_REQUIREMENT_
Report every line in the listing below where the string "chart" shows up.

_EXTRACTED MATERIAL_
☆ ☆ ☆

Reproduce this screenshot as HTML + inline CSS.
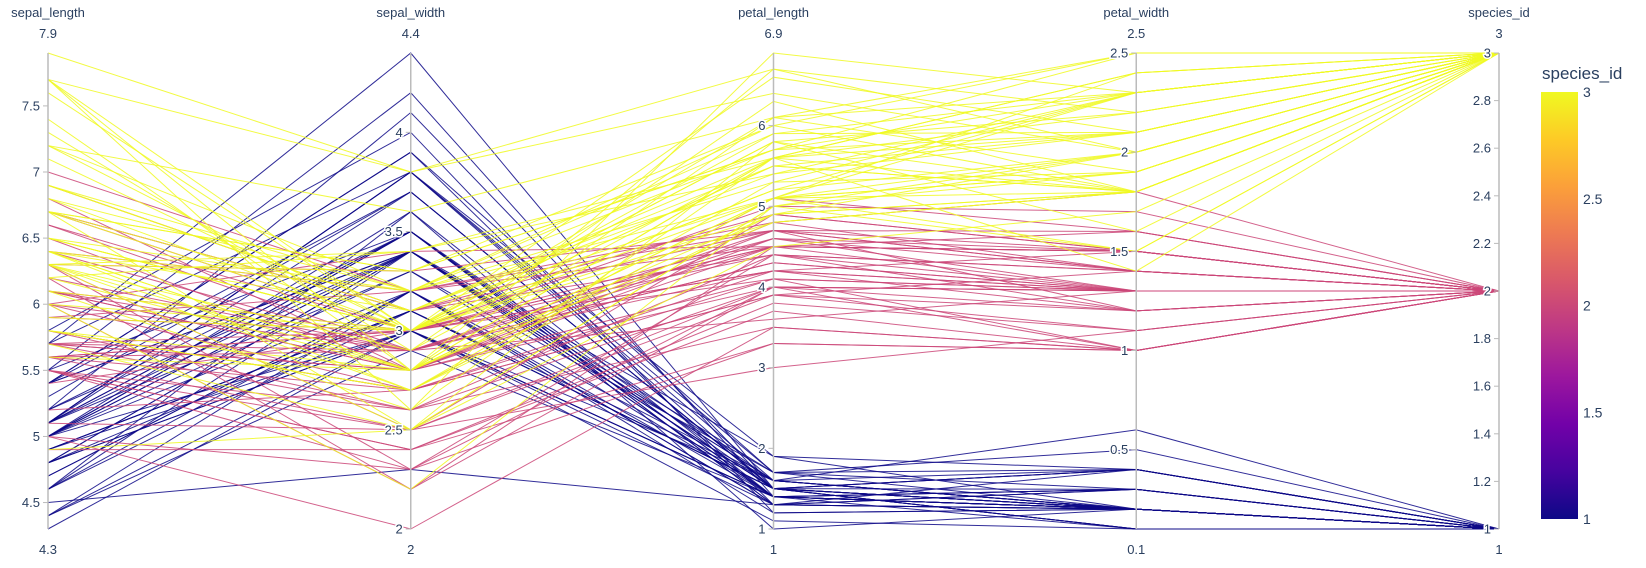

☆ ☆ ☆

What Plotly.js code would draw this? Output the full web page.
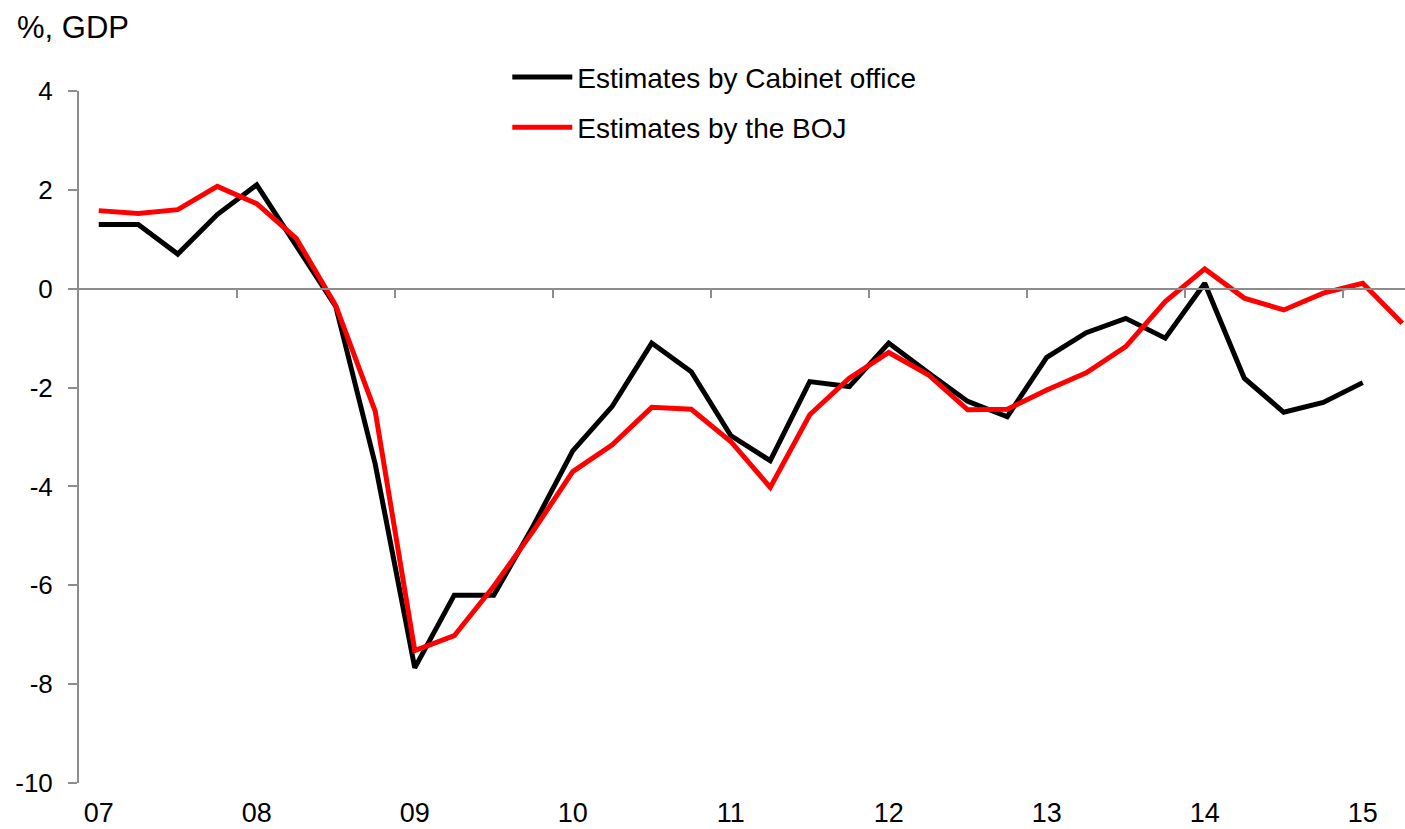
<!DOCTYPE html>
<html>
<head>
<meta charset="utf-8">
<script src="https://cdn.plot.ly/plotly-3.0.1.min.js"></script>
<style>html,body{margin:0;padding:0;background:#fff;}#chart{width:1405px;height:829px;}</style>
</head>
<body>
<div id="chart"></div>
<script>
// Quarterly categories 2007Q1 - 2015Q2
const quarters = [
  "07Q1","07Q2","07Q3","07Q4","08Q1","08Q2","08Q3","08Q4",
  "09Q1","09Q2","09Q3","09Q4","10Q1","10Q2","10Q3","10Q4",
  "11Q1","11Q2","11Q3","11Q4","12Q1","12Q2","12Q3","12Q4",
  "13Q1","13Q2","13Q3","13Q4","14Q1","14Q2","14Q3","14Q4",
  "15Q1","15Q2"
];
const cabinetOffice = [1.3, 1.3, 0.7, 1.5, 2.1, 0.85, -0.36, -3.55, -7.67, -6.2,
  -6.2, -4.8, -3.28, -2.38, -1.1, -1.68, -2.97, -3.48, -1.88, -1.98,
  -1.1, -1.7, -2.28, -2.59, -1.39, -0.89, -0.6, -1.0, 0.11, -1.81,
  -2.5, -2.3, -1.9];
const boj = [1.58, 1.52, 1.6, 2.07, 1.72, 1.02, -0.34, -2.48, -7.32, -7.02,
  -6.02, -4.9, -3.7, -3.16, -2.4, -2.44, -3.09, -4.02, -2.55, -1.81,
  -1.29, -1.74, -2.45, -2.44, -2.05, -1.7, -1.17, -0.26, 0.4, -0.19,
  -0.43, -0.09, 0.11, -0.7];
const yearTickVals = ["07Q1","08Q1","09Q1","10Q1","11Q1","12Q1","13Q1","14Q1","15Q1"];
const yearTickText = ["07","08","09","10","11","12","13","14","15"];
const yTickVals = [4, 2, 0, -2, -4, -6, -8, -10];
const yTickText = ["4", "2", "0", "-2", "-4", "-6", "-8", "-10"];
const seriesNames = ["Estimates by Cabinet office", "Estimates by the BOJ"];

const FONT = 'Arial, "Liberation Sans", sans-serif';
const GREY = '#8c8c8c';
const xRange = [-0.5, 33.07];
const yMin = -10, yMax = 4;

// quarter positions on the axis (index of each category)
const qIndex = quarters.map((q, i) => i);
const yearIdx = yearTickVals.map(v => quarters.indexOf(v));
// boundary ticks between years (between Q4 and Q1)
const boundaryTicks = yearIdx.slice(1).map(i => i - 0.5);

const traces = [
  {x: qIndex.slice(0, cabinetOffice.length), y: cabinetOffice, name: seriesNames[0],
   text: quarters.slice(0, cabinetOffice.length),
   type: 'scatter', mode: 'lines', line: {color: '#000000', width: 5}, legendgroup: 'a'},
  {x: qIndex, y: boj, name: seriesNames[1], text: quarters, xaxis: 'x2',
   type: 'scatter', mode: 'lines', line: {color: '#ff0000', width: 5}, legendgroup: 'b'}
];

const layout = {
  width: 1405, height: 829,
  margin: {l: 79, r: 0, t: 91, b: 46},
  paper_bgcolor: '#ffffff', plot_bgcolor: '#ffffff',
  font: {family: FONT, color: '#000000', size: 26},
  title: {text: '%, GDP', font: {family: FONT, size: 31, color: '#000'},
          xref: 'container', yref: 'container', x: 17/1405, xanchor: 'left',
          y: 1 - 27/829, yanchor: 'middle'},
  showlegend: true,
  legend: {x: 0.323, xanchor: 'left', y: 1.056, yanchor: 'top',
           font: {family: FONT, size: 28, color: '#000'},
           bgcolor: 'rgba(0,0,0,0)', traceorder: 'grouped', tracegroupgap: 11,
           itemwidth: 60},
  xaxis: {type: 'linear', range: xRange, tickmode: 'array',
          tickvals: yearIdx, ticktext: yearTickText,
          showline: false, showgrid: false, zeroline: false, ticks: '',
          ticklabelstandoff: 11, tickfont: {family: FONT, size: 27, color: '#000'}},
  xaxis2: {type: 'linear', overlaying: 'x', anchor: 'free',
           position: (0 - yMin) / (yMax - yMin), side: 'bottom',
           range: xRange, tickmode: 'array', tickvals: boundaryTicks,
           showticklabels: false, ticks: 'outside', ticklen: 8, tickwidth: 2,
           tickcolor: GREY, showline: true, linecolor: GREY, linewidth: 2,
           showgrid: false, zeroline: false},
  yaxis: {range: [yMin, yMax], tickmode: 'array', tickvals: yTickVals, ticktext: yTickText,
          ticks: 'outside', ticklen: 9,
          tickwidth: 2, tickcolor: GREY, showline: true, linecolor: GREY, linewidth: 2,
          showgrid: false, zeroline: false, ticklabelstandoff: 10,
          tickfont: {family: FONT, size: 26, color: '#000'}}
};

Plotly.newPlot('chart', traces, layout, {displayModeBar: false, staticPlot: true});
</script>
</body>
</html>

☆ ☆ ☆

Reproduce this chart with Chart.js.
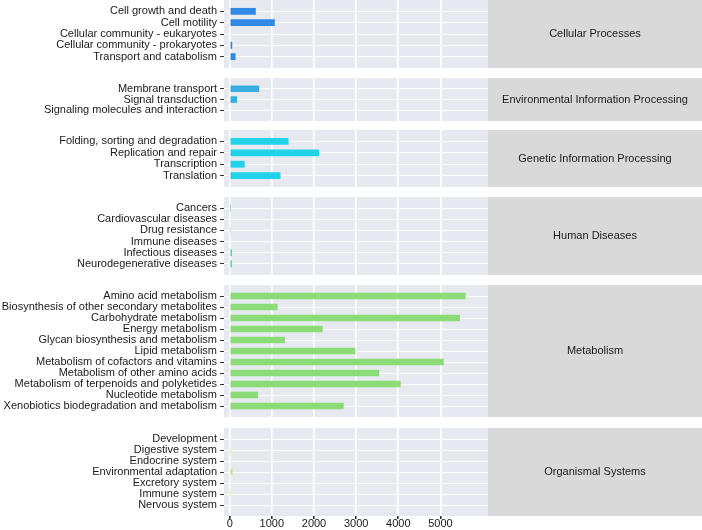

☆ ☆ ☆

_TASK RESULT_
<style>html,body{margin:0;padding:0;background:#fff;}#chart{width:1405px;height:829px;}</style>
<div id="chart"></div>
Plotly.newPlot('chart', traces, layout, {displayModeBar: false, staticPlot: true});
Reproduce this chart with Chart.js.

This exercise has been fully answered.